### WHAT YOU HAVE TO DO
Reproduce only the stretch of entries below that begins at the first line and ends at the line holding "import matplotlib.transforms as mtransforms".

### SOURCE RECORDS
☆ ☆ ☆ ☆ ☆

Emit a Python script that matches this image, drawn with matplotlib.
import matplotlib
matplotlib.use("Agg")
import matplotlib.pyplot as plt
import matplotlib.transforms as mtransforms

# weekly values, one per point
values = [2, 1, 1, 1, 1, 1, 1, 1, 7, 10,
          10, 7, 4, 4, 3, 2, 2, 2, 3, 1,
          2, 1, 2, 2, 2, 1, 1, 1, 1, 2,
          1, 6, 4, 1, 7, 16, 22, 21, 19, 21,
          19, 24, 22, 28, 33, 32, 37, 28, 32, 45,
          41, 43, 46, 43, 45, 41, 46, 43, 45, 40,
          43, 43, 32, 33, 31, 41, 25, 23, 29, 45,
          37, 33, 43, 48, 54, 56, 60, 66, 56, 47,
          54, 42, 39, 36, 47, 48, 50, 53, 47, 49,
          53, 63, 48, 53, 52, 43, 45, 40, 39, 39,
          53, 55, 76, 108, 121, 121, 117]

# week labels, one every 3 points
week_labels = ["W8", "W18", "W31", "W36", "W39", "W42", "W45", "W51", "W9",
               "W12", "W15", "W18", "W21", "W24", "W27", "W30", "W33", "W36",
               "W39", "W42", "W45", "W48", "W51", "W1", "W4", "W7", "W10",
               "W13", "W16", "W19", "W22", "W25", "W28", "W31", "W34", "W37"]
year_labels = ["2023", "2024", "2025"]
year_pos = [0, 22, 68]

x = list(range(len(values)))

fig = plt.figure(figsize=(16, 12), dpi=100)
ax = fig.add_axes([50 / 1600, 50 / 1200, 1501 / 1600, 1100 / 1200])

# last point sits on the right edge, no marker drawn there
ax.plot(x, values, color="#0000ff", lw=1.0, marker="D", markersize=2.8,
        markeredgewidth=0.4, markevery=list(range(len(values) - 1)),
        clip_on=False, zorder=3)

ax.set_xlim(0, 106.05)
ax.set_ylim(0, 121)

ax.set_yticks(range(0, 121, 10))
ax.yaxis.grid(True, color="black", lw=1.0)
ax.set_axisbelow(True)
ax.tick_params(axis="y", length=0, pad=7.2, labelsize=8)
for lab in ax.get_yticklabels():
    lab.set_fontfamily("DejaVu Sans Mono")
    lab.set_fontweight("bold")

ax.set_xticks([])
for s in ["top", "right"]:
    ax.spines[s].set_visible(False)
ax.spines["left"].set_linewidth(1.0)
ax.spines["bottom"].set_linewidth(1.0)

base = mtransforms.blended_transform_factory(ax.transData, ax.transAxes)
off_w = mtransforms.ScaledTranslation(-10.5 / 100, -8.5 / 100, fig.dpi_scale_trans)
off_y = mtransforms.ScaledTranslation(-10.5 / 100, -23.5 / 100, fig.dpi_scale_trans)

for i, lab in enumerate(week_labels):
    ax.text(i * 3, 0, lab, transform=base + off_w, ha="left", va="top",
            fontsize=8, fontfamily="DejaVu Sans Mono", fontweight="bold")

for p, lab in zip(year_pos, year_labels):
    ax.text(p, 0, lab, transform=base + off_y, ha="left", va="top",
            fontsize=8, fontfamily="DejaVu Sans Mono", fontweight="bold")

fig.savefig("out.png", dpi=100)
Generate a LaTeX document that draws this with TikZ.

☆ ☆ ☆ ☆ ☆

### ANSWER FOR THIS EXERCISE
Emit a Python script that matches this image, drawn with matplotlib.
import matplotlib
matplotlib.use("Agg")
import matplotlib.pyplot as plt
import matplotlib.transforms as mtransforms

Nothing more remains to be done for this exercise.